The appellant’s petition to set aside the judgment was, in substance, as follows: “Plaintiff has discovered, since the trial of this cause, that the certified copy of the sale of said land for taxes, offered in proof by defendants [appellees here], contained an error in the amount of the assessment, and upon which the finding of the court was based; that, by a clerical error or some cause unknown to plaintiff Robinson, the valuation of said lands, as shown by the exhibit then produced, was made to read $669.60, when it should be $969.60; that upon said erroneous valuation the whole tax appeared to be excessive, when, upon the correct valuation, $969.60, the extension of the taxes was and is correct, and said sale is not “void for excessive taxes.” Exhibits showing the above statements to be correct are' filed with, and referred to in the petition. It is further stated in said petition that “this cause being in said Drew county circuit court on change of venue from Chicot county, where the records were kept, she had no means of obviating the surprise caused by the erroneous exhibit offered in proof as aforesaid, and was misled by the same error that caused the court to find against her.” These allegations, together with all others in said petition, are admitted by appellant’s demurrer as true.

A duly-certified copy of the assessment of this land, as adjusted by the board of equalization of Chicot county for 1873, exhibited with appellant’s petition, shows that for that year 1873 said land.was assessed at $969.60 instead of $669.60, as shown by the delinquent list as aforesaid. And a duly certified copy of the tax .book relating to this land, exhibited with appellant’s petition, shows that taxes had been extended on this land for 1873 on a valuation of $969.60, as shown by the assessment list for that year; thus showing that there was an error in the delinquent list in showing the assessed valuation to be $669.60, whereas in fact it was $969.60, and that, therefore, the land was sold for the correct amount of school tax, which, at 5 mills on $969.60, would be $4.85.
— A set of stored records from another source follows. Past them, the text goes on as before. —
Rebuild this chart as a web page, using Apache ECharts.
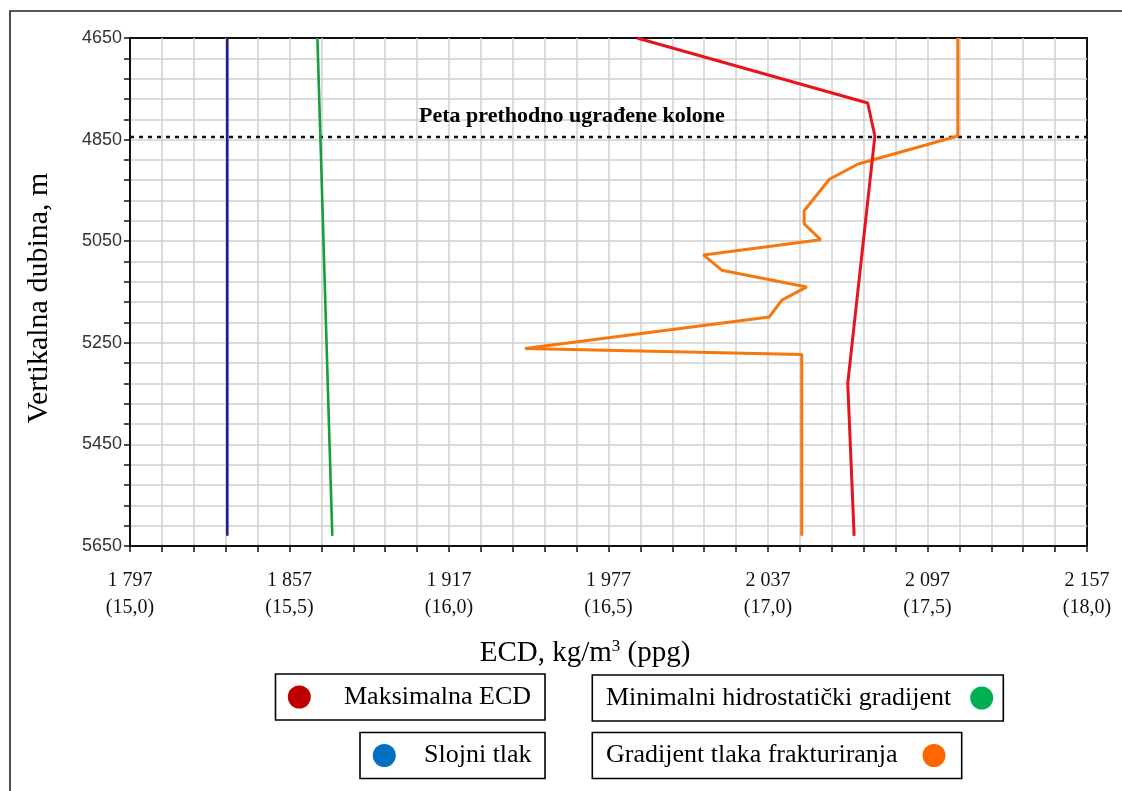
<!DOCTYPE html>
<html>
<head>
<meta charset="utf-8">
<script src="https://cdn.jsdelivr.net/npm/echarts@6/dist/echarts.min.js"></script>
<style>
html,body{margin:0;padding:0;background:#fff;}
#chart{width:1122px;height:791px;}
</style>
</head>
<body>
<div id="chart"></div>
<script>
// ---- axis ranges and tick labels ----
const xMin = 1797, xMax = 2157, xStep = 12, xLabelStep = 60;
const yMin = 4650, yMax = 5650, yStep = 40, yLabelStep = 200;
const xTickKg  = ['1 797', '1 857', '1 917', '1 977', '2 037', '2 097', '2 157'];
const xTickPpg = ['(15,0)', '(15,5)', '(16,0)', '(16,5)', '(17,0)', '(17,5)', '(18,0)'];
const yTickLabels = ['4650', '4850', '5050', '5250', '5450', '5650'];

// ---- series: [ECD kg/m3, vertical depth m] ----
const slojniTlak = [[1833.6, 4650], [1833.6, 5630]];
const minHidroGradijent = [[1867.5, 4650], [1873.1, 5630]];
const maksimalnaECD = [[1987.7, 4650], [2074.5, 4778], [2077.2, 4843], [2067.0, 5330], [2069.4, 5630]];
const gradijentFrakturiranja = [
  [2108.4, 4650], [2108.4, 4843], [2070.9, 4898], [2060.1, 4928], [2050.6, 4990],
  [2050.6, 5016], [2056.8, 5047], [2012.7, 5077], [2019.6, 5107], [2051.6, 5140],
  [2042.2, 5166], [2037.5, 5199], [1945.6, 5261], [2049.7, 5273], [2049.7, 5630]
];
const kolonaDepth = 4845;
const kolonaLine = [[xMin, kolonaDepth], [xMax, kolonaDepth]];
const kolonaLabel = 'Peta prethodno ugrađene kolone';

const legendItems = [
  {name: 'Maksimalna ECD', color: '#c00000'},
  {name: 'Minimalni hidrostatički gradijent', color: '#00b050'},
  {name: 'Slojni tlak', color: '#0070c0'},
  {name: 'Gradijent tlaka frakturiranja', color: '#ff6600'}
];

const serif = '"Liberation Serif", "Times New Roman", serif';
const sans = '"Liberation Sans", Arial, sans-serif';

const chart = echarts.init(document.getElementById('chart'));

function legendBox(x, y, w, h, item, textX, dotX) {
  return [
    {type: 'rect', shape: {x: x, y: y, width: w, height: h},
     style: {fill: '#fff', stroke: '#000', lineWidth: 1.6}, z: 100},
    {type: 'circle', shape: {cx: dotX, cy: y + h / 2, r: 11.5},
     style: {fill: item.color}, z: 101},
    {type: 'text', x: textX, y: y + h / 2,
     style: {text: item.name, fontFamily: serif, fontSize: 26, fill: '#000',
             align: 'left', verticalAlign: 'middle'}, z: 101}
  ];
}

const option = {
  backgroundColor: '#fff',
  animation: false,
  grid: {left: 130, right: 35, top: 38, bottom: 245, show: true,
         borderColor: '#111', borderWidth: 2, backgroundColor: 'transparent'},
  xAxis: [
    { // helper axis for grid / ticks / labels (offset from xMin)
      type: 'value', min: 0, max: xMax - xMin, interval: xStep, position: 'bottom',
      axisLine: {show: true, onZero: false, lineStyle: {color: '#111', width: 2}},
      axisTick: {show: true, length: 6, lineStyle: {color: '#111', width: 1.5}},
      splitLine: {show: true, showMinLine: false, showMaxLine: false, lineStyle: {color: '#cfcfcf', width: 1.5}},
      axisLabel: {
        margin: 21, fontFamily: serif, fontSize: 20, color: '#111', lineHeight: 27,
        formatter: function (v) {
          if (Math.abs(v % xLabelStep) > 1e-6) return '';
          const i = Math.round(v / xLabelStep);
          return xTickKg[i] + '\n' + xTickPpg[i];
        }
      }
    },
    { type: 'value', min: xMin, max: xMax, show: false, position: 'bottom',
      splitLine: {show: false}, axisLine: {show: false, onZero: false}, axisTick: {show: false}, axisLabel: {show: false} }
  ],
  yAxis: [
    { // helper axis (offset from yMin)
      type: 'value', min: 0, max: yMax - yMin, interval: yStep, inverse: true, position: 'left',
      axisLine: {show: true, onZero: false, lineStyle: {color: '#111', width: 2}},
      axisTick: {show: true, length: 6, lineStyle: {color: '#111', width: 1.5}},
      splitLine: {show: true, showMinLine: false, showMaxLine: false, lineStyle: {color: '#cfcfcf', width: 1.5}},
      axisLabel: {
        margin: 8, fontFamily: sans, fontSize: 18, color: '#333',
        formatter: function (v) {
          if (Math.abs(v % yLabelStep) > 1e-6) return '';
          return yTickLabels[Math.round(v / yLabelStep)];
        }
      }
    },
    { type: 'value', min: yMin, max: yMax, inverse: true, show: false, position: 'left',
      splitLine: {show: false}, axisLine: {show: false, onZero: false}, axisTick: {show: false}, axisLabel: {show: false} }
  ],
  series: [
    {name: 'Slojni tlak', type: 'line', xAxisIndex: 1, yAxisIndex: 1, data: slojniTlak,
     showSymbol: false, lineStyle: {color: '#1c1f8f', width: 2.6}, z: 5},
    {name: 'Minimalni hidrostatički gradijent', type: 'line', xAxisIndex: 1, yAxisIndex: 1, data: minHidroGradijent,
     showSymbol: false, lineStyle: {color: '#15a03e', width: 2.6}, z: 5},
    {name: 'Kolona', type: 'line', xAxisIndex: 1, yAxisIndex: 1, data: kolonaLine,
     showSymbol: false, lineStyle: {color: '#111', width: 2.4, type: [4, 5]}, z: 4},
    {name: 'Gradijent tlaka frakturiranja', type: 'line', xAxisIndex: 1, yAxisIndex: 1, data: gradijentFrakturiranja,
     showSymbol: false, lineStyle: {color: '#f5780f', width: 3}, z: 6},
    {name: 'Maksimalna ECD', type: 'line', xAxisIndex: 1, yAxisIndex: 1, data: maksimalnaECD,
     showSymbol: false, lineStyle: {color: '#e8131c', width: 3}, z: 7}
  ],
  graphic: [
    // outer frame (cropped at right and bottom)
    {type: 'rect', shape: {x: 10, y: 11, width: 1200, height: 900},
     style: {fill: 'none', stroke: '#222', lineWidth: 1.6}, z: 1, silent: true},
    {type: 'text', x: 419, y: 116,
     style: {text: kolonaLabel, fontFamily: serif, fontSize: 22, fontWeight: 'bold', fill: '#000',
             align: 'left', verticalAlign: 'middle'}, z: 50},
    {type: 'text', x: 585, y: 653,
     style: {text: '{a|ECD, kg/m}{s|3}{a| (ppg)}', align: 'center', verticalAlign: 'middle',
             rich: {a: {fontFamily: serif, fontSize: 29, fill: '#000'},
                    s: {fontFamily: serif, fontSize: 17, fill: '#000', padding: [0, 0, 12, 0]}}}, z: 50},
    {type: 'text', x: 39.5, y: 298, rotation: Math.PI / 2,
     style: {text: 'Vertikalna dubina, m', fontFamily: serif, fontSize: 30, fill: '#000',
             align: 'center', verticalAlign: 'middle'}, z: 50}
  ]
    .concat(legendBox(275.5, 674, 269.5, 46, legendItems[0], 344, 299.3))
    .concat(legendBox(592.3, 675, 411, 46, legendItems[1], 606, 981.7))
    .concat(legendBox(360, 732.5, 185, 46, legendItems[2], 424, 384.3))
    .concat(legendBox(592.3, 732.5, 369.4, 46, legendItems[3], 606, 934))
};

chart.setOption(option);
</script>
</body>
</html>
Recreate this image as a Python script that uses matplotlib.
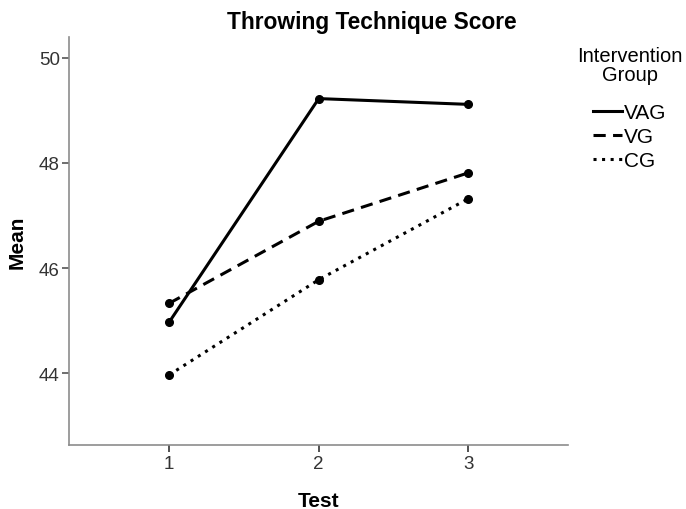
import matplotlib.pyplot as plt

plt.rcParams['font.family'] = ['Liberation Sans', 'DejaVu Sans']

tests = [1, 2, 3]
vag = [44.97, 49.22, 49.11]
vg = [45.33, 46.89, 47.81]
cg = [43.97, 45.78, 47.32]
groups = ['VAG', 'VG', 'CG']

fig = plt.figure(figsize=(6.86, 5.10), dpi=100)
ax = fig.add_axes([0.1013, 0.1255, 0.7267, 0.80])

ax.plot(tests, vag, color='black', linewidth=2.2, linestyle='-',
        marker='o', markersize=5.5, label=groups[0])
ax.plot(tests, vg, color='black', linewidth=2.2, linestyle=(0, (4, 2.4)),
        marker='o', markersize=5.5, label=groups[1])
ax.plot(tests, cg, color='black', linewidth=2.2, linestyle=(0, (1, 1.8)),
        marker='o', markersize=5.5, label=groups[2])

ax.set_xlim(0.335, 3.665)
ax.set_ylim(42.64, 50.39)
ax.set_xticks(tests)
ax.set_yticks([44, 46, 48, 50])

for s in ['top', 'right']:
    ax.spines[s].set_visible(False)
for s in ['left', 'bottom']:
    ax.spines[s].set_color('#8c8c8c')
    ax.spines[s].set_linewidth(1.2)
ax.tick_params(axis='y', colors='#555555', labelcolor='#333333', labelsize=13.5, length=5, width=1.2, pad=2)
ax.tick_params(axis='x', colors='#333333', labelcolor='#333333', labelsize=13.5, length=5, width=1.2, pad=2)

# title sits centred over the plot plus legend area
fig.text(0.542, 0.943, 'Throwing Technique Score', fontsize=16.4, fontweight='bold',
         ha='center', va='baseline')
ax.set_xlabel('Test', fontsize=15, fontweight='bold', labelpad=14)
ax.set_ylabel('Mean', fontsize=15, fontweight='bold', labelpad=9)

# legend title drawn on its own so the gap to the entries can be set
fig.text(0.918, 1 - 47 / 510, 'Intervention\nGroup', fontsize=14.5, ha='center',
         va='top', multialignment='center', linespacing=1.0)
leg = fig.legend(loc='upper center', bbox_to_anchor=(0.918, 1 - 104 / 510),
                 frameon=False, fontsize=15, handlelength=1.35,
                 handletextpad=0.1, labelspacing=0.25, borderpad=0, borderaxespad=0)
for h in leg.legend_handles:
    h.set_marker('')

plt.savefig('out.png', dpi=100)
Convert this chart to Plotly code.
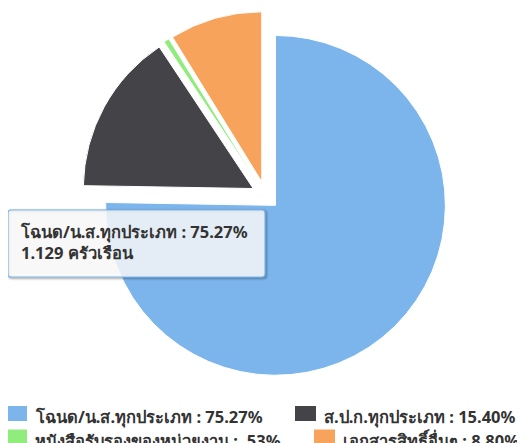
import plotly.graph_objects as go

labels = ["โฉนด/น.ส.ทุกประเภท", "ส.ป.ก.ทุกประเภท", "หนังสือรับรองของหน่วยงาน", "เอกสารสิทธิ์อื่นๆ"]
pct_text = ["75.27%", "15.40%", ".53%", "8.80%"]
values = [75.27, 15.40, 0.53, 8.80]
colors = ["#7cb5ec", "#434348", "#90ed7d", "#f7a35c"]
tooltip_label = "โฉนด/น.ส.ทุกประเภท : 75.27%"
tooltip_count = "1.129 ครัวเรือน"

W, H = 525, 443
OFF = 8  # page body margin
legend_labels = [f"{l} : {p}" for l, p in zip(labels, pct_text)]

cx, cy, half = 257.6, 187.3, 184.0

fig = go.Figure(go.Pie(
    labels=legend_labels,
    values=values,
    marker=dict(colors=colors, line=dict(color="white", width=1)),
    sort=False,
    direction="clockwise",
    rotation=0,
    pull=[0.083] * 4,
    textinfo="none",
    hoverinfo="skip",
    showlegend=False,
    domain=dict(x=[(cx - half) / W, (cx + half) / W],
                y=[1 - (cy + half) / H, 1 - (cy - half) / H]),
))

font_fam = "Noto Sans, DejaVu Sans, sans-serif"
FS = 16.5

def px(x):
    return (x - OFF) / W

def py(y):
    return 1 - (y - OFF) / H

def rrect(x0, y0, x1, y1, r):
    return (f"M{px(x0 + r)},{py(y0)} L{px(x1 - r)},{py(y0)} Q{px(x1)},{py(y0)} {px(x1)},{py(y0 + r)} "
            f"L{px(x1)},{py(y1 - r)} Q{px(x1)},{py(y1)} {px(x1 - r)},{py(y1)} "
            f"L{px(x0 + r)},{py(y1)} Q{px(x0)},{py(y1)} {px(x0)},{py(y1 - r)} "
            f"L{px(x0)},{py(y0 + r)} Q{px(x0)},{py(y0)} {px(x0 + r)},{py(y0)} Z")

# tooltip shadow + box
bx0, by0, bx1, by1 = 8, 210, 265, 277
for w, a in [(5, 0.05), (3, 0.1), (1, 0.15)]:
    fig.add_shape(type="path", xref="paper", yref="paper", path=rrect(bx0 + 1, by0 + 1, bx1 + 1, by1 + 1, 3),
                  line=dict(color=f"rgba(0,0,0,{a})", width=w), fillcolor="rgba(0,0,0,0)")
fig.add_shape(type="path", xref="paper", yref="paper", path=rrect(bx0, by0, bx1, by1, 3),
              fillcolor="rgba(247,247,247,0.85)", line=dict(color="#7cb5ec", width=1.2))
fig.add_annotation(xref="paper", yref="paper", x=px(18), y=py(242), xanchor="left", yanchor="middle",
                   text=f"{tooltip_label}<br>{tooltip_count}", showarrow=False, align="left",
                   font=dict(size=FS, color="#333333", family=font_fam, weight="bold"))

# legend (two columns, Highcharts-style layout)
sym_x = [6, 295, 6, 314]
sym_yc = [413.5, 413.5, 437, 437]
txt_yc = [416, 416, 440, 440]
for i, (lab, col) in enumerate(zip(legend_labels, colors)):
    x0 = sym_x[i]
    fig.add_shape(type="rect", xref="paper", yref="paper",
                  x0=px(x0), x1=px(x0 + 21), y0=py(sym_yc[i] - 7.5), y1=py(sym_yc[i] + 7.5),
                  fillcolor=col, line=dict(width=0))
    fig.add_annotation(xref="paper", yref="paper", x=px(x0 + 27), y=py(txt_yc[i]),
                       xanchor="left", yanchor="middle", showarrow=False,
                       text=lab, font=dict(size=FS, color="#333333", family=font_fam, weight="bold"))

fig.update_layout(
    width=W, height=H,
    margin=dict(l=0, r=0, t=0, b=0, autoexpand=False),
    paper_bgcolor="white",
    font=dict(family=font_fam, color="#333333"),
    showlegend=False,
)

fig.write_html("out.html")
So it appears that the facts, as they really were, were not presented to the court, which, had they been, might have secured for defendant a judgment. But the judgment of the court upon the evidence before it was correct, and must be affirmed. The petition of the appellant to vacate the judgment can be considered only on the ground of newly discovered evidence. If the appellant was surprised on the trial, it was her duty to have asked at once for a postponement of the trial, to enable her to procure her testimony. This she did not do, and no question of surprise in the case is before this court. When the demurrer to the appellant’s petition was sustained in the court below," and she was granted leave to amend, she declined to do so. The petition does not clearly state that she had no notice, before the trial, of the condition of the record, upon which the appellee relied to show that her title was void. The reeords were in Chicot county. The trial was had in Drew county, upon change of venue. The question which confronts us is, can this 'court, upon an affirmance of the judgment of the circuit court sustaining a demurrer, remand the cause with leave to amend!

Amendment is always discretionary with the court. Fenno v. Coulter, 14 Ark. 38. It is apparent that the merits of this controversy were not made to appear to the court below, and that it went off upon an untrue presentation of the real facts in the case. It was tried upon a part only of the record relating to the forfeiture of the land for non-payment of taxes. The record was inconsistent and contradictory; the delinquent list and sale list showing that the land had been assessed for 1873 at $669.60, and the assessment list and tax book showing the assessed valuation to be for that year $969.60. It is apparent that, if the matter stands as it now does, the appellant is without remedy against a judgment against her that deprives her of her land for failure of her title, when, had the facts been fully presented, her title would not have been declared void. The appellant’s deed was prima facie evidence of title in her deed from the state. She may have supposed that the record was regular and consistent, but on the trial, in a county other than that where the records of the tax sale were, it was suddenly developed that the record did not sustain her deed. This showing by the record introduced was false, and misled the court; but she had no means then and there of showing, and perhaps did not know,—what she after-wards discovered,—that it was false. To remand the cause with leave to appellant to amend her petition will not deprive the appellee of an opportunity to present his whole case. Kirstein v. Madden, 38 Cal. 158; Penny v. Vancleef, 1 Hall (N. Y.), 168.

To allow amendment is the rule; to refuse, the exception. Tiffany v. Henderson, 57 Ia. 490. “The rules for amendment are exceedingly liberal, when justice will thereby be done, and wrong prevented.” Church v. Holcomb, 45 Mich. 39. In this case of Church v. Holcomb, Judge Cooley delivered the opinion of the court. The judgment was affirmed, and the cause was remanded with leave to amend. See also Lane v. Lane, 87 Ga. 268; Cottrell v. Watkins, 89 Va. 801; Branch v. Knapp, 61 Ga. 616; Picquet v. Augusta, 64 Ga. 516; Pease v. Morgan, 7 Johns. (N. Y.) 468; Manz v. St. L. I. M. & So. Ry. Co. 87 Mo. 278. In Thatcher v. Candee, 42 N. Y. 157, a demurrer was sustained to the complaint for the want of proper parties. The judgment was affirmed in the court of appeals, and the cause was remanded with leave to amend.

We think that appellant should have an opportunity to show that she is not at fault for not having had the record of the tax sale at the trial, and, if not in fault, that she should have an opportunity to present it, and invoke the judgment of the coui't thereon. Remanded, with leave to amend.